In primis, però, l'allarme è per la sicurezza degli addetti: «Il personale di molte imprese – spiega Giuseppe Federico, direttore della sede Ice a Il Cairo – è stato rimpatriato in via cautelare, e si mettono al riparo le famiglie». È la decisione, per esempio, che ha preso la friulana Danieli, che sta richiamando gli addetti impegnati nei cantieri di Suez e Ain Soukna. La situazione caotica in cui versa il paese è testimoniato anche dal black-out dei sistemi di comunicazione: «Internet è ko – dice Emanuele Zoppi, responsabile export di La Meccanica Srl di Reffo di Cittadella –. Gli agenti ci chiedono di inviare fax». In un simile contesto, il presidente della camera di commercio di Verona, Alessandro Bianchi, invita le aziende «a valutare con cautela bilanci e asset di clienti e fornitori»; e Paolo Doglioni, vice presidente vicario del centro estero di Unioncamere Veneto, consiglia «rapporti commerciali con garanzia di pagamento, ma non investimenti diretti».

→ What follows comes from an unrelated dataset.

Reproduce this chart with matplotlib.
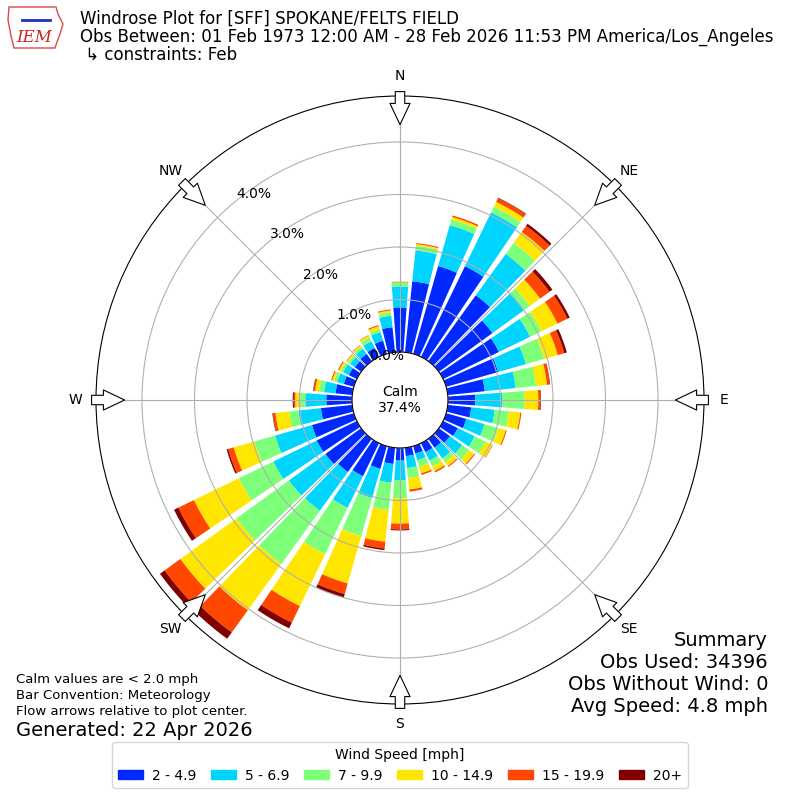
import numpy as np
import matplotlib
matplotlib.use("Agg")
import matplotlib.pyplot as plt
from matplotlib.patches import Polygon, Patch

# ------- data (percent of obs per 10 degree direction bin) -------
directions = np.arange(0, 360, 10)
speed_labels = ["2 - 4.9", "5 - 6.9", "7 - 9.9", "10 - 14.9", "15 - 19.9", "20+"]

pct_2_5 = [0.85, 1.36, 1.74, 1.92, 1.55, 1.26, 1.18, 1.03, 0.71, 0.52, 0.45, 0.40,
           0.31, 0.26, 0.21, 0.19, 0.15, 0.16, 0.24, 0.31, 0.45, 0.70, 0.78, 0.84,
           0.85, 0.83, 0.60, 0.49, 0.32, 0.20, 0.17, 0.15, 0.17, 0.19, 0.26, 0.48]
pct_5_7 = [0.40, 0.59, 0.81, 1.14, 0.97, 0.74, 0.66, 0.55, 0.59, 0.52, 0.45, 0.36,
           0.36, 0.29, 0.25, 0.18, 0.13, 0.23, 0.38, 0.36, 0.58, 0.67, 0.91, 0.86,
           0.92, 0.73, 0.43, 0.40, 0.22, 0.13, 0.12, 0.11, 0.12, 0.14, 0.17, 0.22]
pct_7_10 = [0.08, 0.09, 0.11, 0.12, 0.26, 0.14, 0.24, 0.36, 0.39, 0.42, 0.27, 0.27,
            0.23, 0.16, 0.09, 0.12, 0.13, 0.19, 0.34, 0.52, 0.75, 0.98, 1.25, 1.23,
            0.73, 0.41, 0.18, 0.12, 0.10, 0.06, 0.05, 0.05, 0.05, 0.08, 0.06, 0.06]
pct_10_15 = [0.00, 0.03, 0.05, 0.10, 0.26, 0.24, 0.34, 0.27, 0.21, 0.26, 0.22, 0.15,
             0.14, 0.12, 0.09, 0.10, 0.13, 0.22, 0.48, 0.61, 0.94, 1.10, 1.09, 1.32,
             0.95, 0.41, 0.26, 0.07, 0.07, 0.04, 0.04, 0.03, 0.03, 0.04, 0.06, 0.04]
pct_15_20 = [0.01, 0.02, 0.03, 0.08, 0.14, 0.22, 0.21, 0.13, 0.05, 0.04, 0.02, 0.02,
             0.01, 0.02, 0.02, 0.03, 0.03, 0.04, 0.11, 0.13, 0.21, 0.35, 0.52, 0.37,
             0.33, 0.11, 0.05, 0.03, 0.03, 0.02, 0.02, 0.01, 0.01, 0.01, 0.02, 0.02]
pct_20p = [0.00, 0.00, 0.00, 0.01, 0.05, 0.07, 0.05, 0.05, 0.01, 0.01, 0.00, 0.00,
           0.00, 0.00, 0.00, 0.00, 0.00, 0.00, 0.02, 0.03, 0.07, 0.12, 0.15, 0.11,
           0.09, 0.03, 0.01, 0.02, 0.01, 0.00, 0.00, 0.00, 0.00, 0.00, 0.00, 0.00]

calm_pct = 37.4
rticks = [0, 1, 2, 3, 4]
compass = ["N", "NE", "E", "SE", "S", "SW", "W", "NW"]

#-------graph-------
fig = plt.figure(figsize=(8, 8), dpi=100)
ax = fig.add_axes([0.12, 0.12, 0.76, 0.76], projection="polar")
ax.set_theta_zero_location("N")
ax.set_theta_direction(-1)
ax.set_rorigin(-0.914)
ax.set_ylim(0, 4.876)

colors = plt.get_cmap("jet")(np.linspace(0, 1, 7))[1:]
theta = np.radians(directions)
width = np.radians(8.2)
bottom = np.zeros(len(directions))
series = [pct_2_5, pct_5_7, pct_7_10, pct_10_15, pct_15_20, pct_20p]
for vals, col in zip(series, colors):
    vals = np.array(vals)
    ax.bar(theta, vals, width=width, bottom=bottom, color=col, linewidth=0)
    bottom = bottom + vals

# grid
ax.set_xticks(np.radians(np.arange(0, 360, 45)))
ax.set_xticklabels([])
ax.set_yticks(rticks)
ax.set_yticklabels([])
ax.grid(True, color="#b0b0b0", lw=0.8)

# radial labels
lab_ang = np.radians(320.6)
for r in rticks:
    ax.text(lab_ang, r, "%.1f%%" % r, ha="left", va="bottom", fontsize=10)

# compass labels and flow arrows
for i, name in enumerate(compass):
    ang = np.radians(i * 45)
    ax.text(ang, 5.26, name, ha="center", va="center", fontsize=10, clip_on=False)
    ax.annotate("", xy=(ang, 4.33), xytext=(ang, 4.96),
                arrowprops=dict(arrowstyle="simple,head_length=0.9,head_width=0.85,tail_width=0.4",
                                fc="white", ec="black", lw=0.8, shrinkA=0, shrinkB=0,
                                mutation_scale=17),
                annotation_clip=False, zorder=5)

ax.text(0.5, 0.5, "Calm\n%.1f%%" % calm_pct, transform=ax.transAxes,
        ha="center", va="center", fontsize=10)

# title block
fig.text(0.1, 1 - 19 / 800, "Windrose Plot for [SFF] SPOKANE/FELTS FIELD", fontsize=12, va="center")
fig.text(0.1, 1 - 37 / 800,
         "Obs Between: 01 Feb 1973 12:00 AM - 28 Feb 2026 11:53 PM America/Los_Angeles",
         fontsize=12, va="center")
fig.text(0.1, 1 - 55 / 800, " \u21b3 constraints: Feb", fontsize=12, va="center")

# logo
logo_px = np.array([[9, 7], [56, 7], [58, 14], [63, 24], [60, 34], [57, 42], [55, 48],
                    [14, 48], [11, 36], [8, 20]], dtype=float)
logo = Polygon(np.column_stack([logo_px[:, 0] / 800, 1 - logo_px[:, 1] / 800]), closed=True,
               fill=False, ec="#d84a4a", lw=1, transform=fig.transFigure)
fig.patches.append(logo)
fig.text(34 / 800, 1 - 38 / 800, "IEM", color="#cc2222", fontsize=12, family="serif",
         style="italic", ha="center", va="center")
fig.lines.append(plt.Line2D([22 / 800, 50 / 800], [1 - 20 / 800, 1 - 20 / 800],
                            color="#2030c0", lw=2, transform=fig.transFigure))

# notes
fig.text(16 / 800, 1 - 679 / 800, "Calm values are < 2.0 mph", fontsize=9.5, va="center")
fig.text(16 / 800, 1 - 696 / 800, "Bar Convention: Meteorology", fontsize=9.5, va="center")
fig.text(16 / 800, 1 - 712 / 800, "Flow arrows relative to plot center.", fontsize=9.5, va="center")
fig.text(16 / 800, 1 - 730 / 800, "Generated: 22 Apr 2026", fontsize=14, va="center")

summary = ["Summary", "Obs Used: 34396", "Obs Without Wind: 0", "Avg Speed: 4.8 mph"]
for k, line in enumerate(summary):
    fig.text(768 / 800, 1 - (640 + 22 * k) / 800, line, fontsize=14, ha="right", va="center")

handles = [Patch(color=c) for c in colors]
fig.legend(handles, speed_labels, loc="lower center", bbox_to_anchor=(0.5, 0.006), ncol=6,
           title="Wind Speed [mph]", fontsize=10, title_fontsize=10, handleheight=0.6,
           handlelength=1.8, handletextpad=0.65, columnspacing=1.05)

fig.savefig("out.png", dpi=100)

Eppure c'è chi il bicchiere lo vede mezzo pieno. «Gli equilibri interni potrebbero saltare – afferma Massimo Molon, ad della padovana Zapi spa, produttrice di rodenticidi e insetticidi – ma con la democrazia si aprono orizzonti commerciali». Concorda l'ad di Stone Italiana, Roberto Dalla Valle: l'azienda di Zimella (Vr), quarzo e marmo, ha uno showroom a Madinaty (38 km de Il Cairo), «dove stanno costruendo 200mila appartamenti e 6.500 ville». Dalla Valle taglia corto: «Movimenti sociali? Non ci riguardano. Dalle parti della capitale la popolazione cresce del 5% l'anno, e tutti cercano casa. Il problema, semmai, è seguire le richieste».
Lo stesso ottimismo coinvolge la Tunisia: «Passata la tempesta e con le riforme, si apriranno nuove possibilità», dice Katia Da Ros, del gruppo internazionalizzazione di Confindustria Veneto. Da quelle parti le imprese venete – che nel decennio hanno accresciuto le esportazioni nel 35%, a quota 352 milioni nel 2009 – si sono sempre occupate di manifattura, agricoltura e abbigliamento. «Con la fuga del presidente Ben Ali – Da Ros – tutti i settori in mano alla famiglia del leader, come infrastrutture, informatica, aeronautica e telecomunicazioni, saranno accessibili ai privati». E dopo l'ondata di disordini «la situazione va normalizzandosi, nonostante il coprifuoco, lo scarso approvvigionamento di semilavorati e la frenata delle esportazioni per via del blocco delle dogane». Insomma, la Tunisia ha gli anticorpi per reagire. Ne è convinto anche Francesco Voltolina, presidente di Antica Murrina Veneziana, azienda del vetro artistico, con propaggini in Marocco (Cristalstrass e Beton Engineering) e Tunisia (Crystal Light): «C'è stato il fuggi-fuggi di turisti; ma le fabbriche, chiuse per due giorni, hanno subito riaperto. E, a ben vedere, il dinaro tunisino non è crollato».